President Trump’s infrastructure plan still lacks detail, but one thing seems certain. It will not be just one more nationalized road-building bill. Nor will it continue the harmful tradition of the federal government calling all the shots and providing all the funds.

Trump wants to “build gleaming new roads, bridges, highways, railways and waterways all across our land.” But in his own words from his State of the Union address, “every federal dollar should be leveraged by partnering with state and local governments and, where appropriate, tapping into private-sector investment.”

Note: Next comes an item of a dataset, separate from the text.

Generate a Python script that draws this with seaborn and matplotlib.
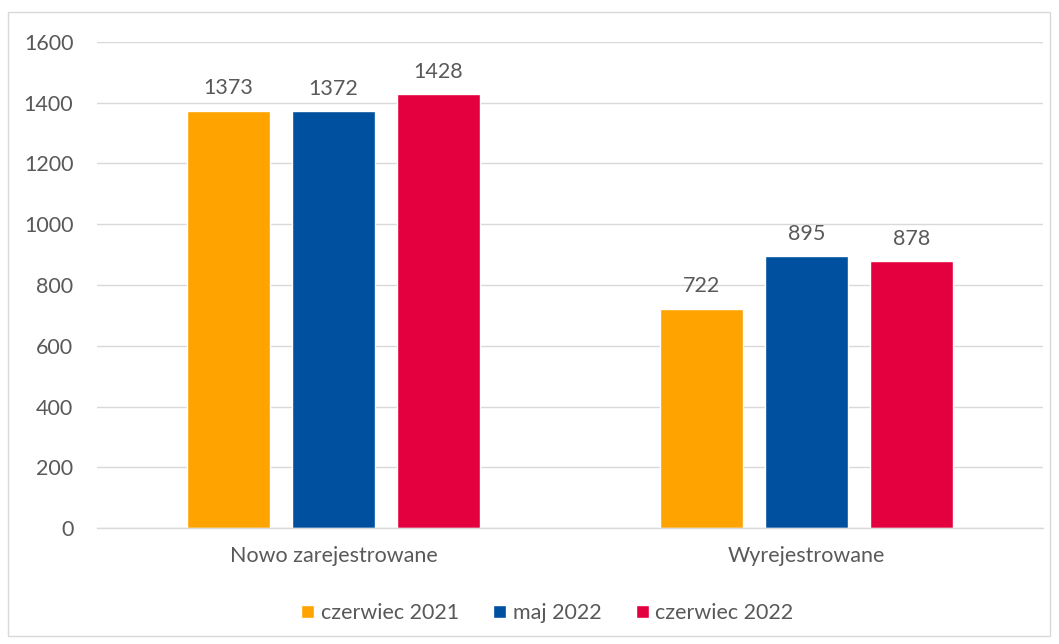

His administration has made clear an intention to shift this obligation away from Washington and toward the states. This is the right approach to upgrading the nation’s infrastructure. What’s more, the proper moment for it has arrived. That is to say, even if this hadn’t been Trump’s preferred approach, he would probably have been forced to adopt it anyway.

This begins with the lifting of the ban on states tolling interstate highways, something former President Barack Obama also supported. EZ-Pass technology has improved and spread from New York in all directions in the past 20 years, making expanded tolling easy and removing congestion, hassle, and expense associated with it in former years. Only about 6 percent of interstate highways miles are tolled today, and many more could stand to be.

Tolling is a fairer method of paying for roads than broad-based gas taxes or government borrowing, because the most rational policy, and the most conservative, is that users be made to pay directly wherever possible. In this case, the heaviest users and damagers of roads, truckers, should pay for the wear they inflict. That's why their tolls are higher. This is much better than burdening individual taxpayers or even disproportionately burdening private drivers who cross state lines far less frequently.

At least one trucking trade group is pushing for a user fee that falls on everyone who purchases motor fuel. This is hardly surprising, and it bolsters the case for our own preference.

Trump’s main goal in this infrastructure package should be to give states the means to control their own infrastructure and to shrink the role of the federal government. That’s not just because we believe in smaller government and decision-making at the most conveniently local level, although we do, but because the federal role already is shrinking through inertia, and has been for some time.

The Washington Examiner’s Michael Barone argued persuasively three years ago that the federal role in transportation was on its way to becoming the first casualty of Congress’s inability to handle its finances. Nothing has changed in the time since to arrest this trend, and Trump’s infrastructure bill should not attempt to arrest it.

Congress has long lacked sufficient courage to raise the gas tax to replenish the Highway Trust Fund. It is equally unwilling to free up federal resources for roads and bridges by reforming entitlements or cutting spending elsewhere. So in the absence of a transportation bill, states have already stepped into the breach with their own plans to finance infrastructure improvements. At the time Barone wrote the article, more than 30 states had passed plans to finance transportation improvements in the last three years, whether through toll increases, borrowing, or dedicated taxes. More state bills have passed recently, with more than 180 enacted in 2016 alone to fund roads, bridges, airports, and seaports.

The Brookings Institution last month pointed out the growing role of local governments in funding transportation investments, thanks again in part to “the lack of long-term certainty concerning major federal transportation funding sources like the Highway Trust Fund.”

By devolving more responsibility to state and local governments, Trump is swimming with a surging tide toward a positive policy outcome. We support his plans as broadly outlined, and we look forward to seeing more specifics.